The experience of traveling without my family and becoming more independent and learning about different cultures and how they work and also meeting new people [is what interests me about this trip].

— Desiree Tuohy

Students who have gone on these EF tour trips with Richardson and Butler in the past can attest to the fact that personal growth and learning are a large result of the trip.

“It meant a lot to be able to go and experience the culture and the excitement of seeing this breathtaking new place on my own and trying to figure things out all by myself on the trip,” junior Kaylyn Whitten said. “It was an opportunity of sorts to prove to my parents that I was responsible enough to do this on my own. It was also such a great way to meet some new people in the grades above me because the trip was after freshman year.”

Richardson and Butler want to be able to reach as many students as they can with this trip; however, there are certainly challenges along the way.

“I think the biggest challenge for us right now is really the recruitment,” Butler said. “We want to let families know that it’s not a school-sponsored trip but we are taking student-age kids, and they don’t have to be from Central. They could be from Northern, Eastern, other school districts, church friends.”

However, even after spreading the message, Richardson and Butler are met with a certain level of misunderstanding. Although this is not a school-sponsored trip or a foreign language trip, the educational aspect of the trip is still heavily enforced.

“It’s not just a trip for trip’s sake,” Richardson said. “We are going to the Galapagos to use our science and to think about the science that we’ve used and get first-hand experience about different ecosystems and different land use and different mechanisms of culture and science connecting. So I think that is also a piece that families struggle with— seeing it as more educational. It’s not a foreign language trip, but it is very much an educational experience with the science and the respect for the ecosystems there.”

After spending a year in freshman biology, Desiree is interested in being able to see first-hand the things she has been learning about.

“We discussed a lot about Charles Darwin and the evolution process [in class], and [on the trip] we get to go to the different islands and see differences in the animals and stuff like that,” Desiree said.

The experiences, both scientific and social, that this trip provides grow the knowledge base of these students, prepares them for independence, and changes the students in a way that will stay with them the rest of their life.

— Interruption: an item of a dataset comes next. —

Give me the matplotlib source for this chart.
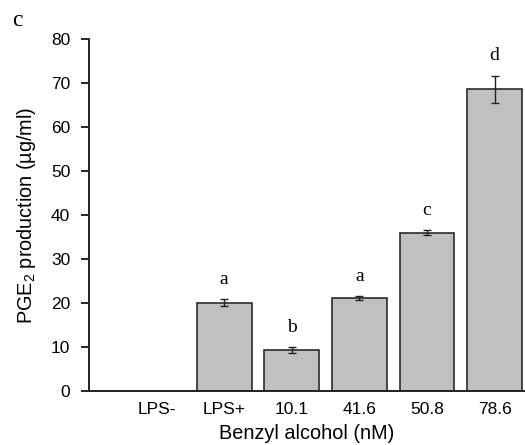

“The trip meant a lot to me because I was going on this great new adventure and getting to do what I have always wanted to do, which was to travel,” Kaylyn said. “The memories that I created on that trip and the things I experienced are things that I know I will never forget and are things that I will always cherish. I’m hoping when I am older and I look back on life, one of the things I am going to remember is the trip I got to go on with a ragtag group of high school students who didn’t really know each other all that well and by the end of it had bonded into a group of friends through what we had experienced on the trip.”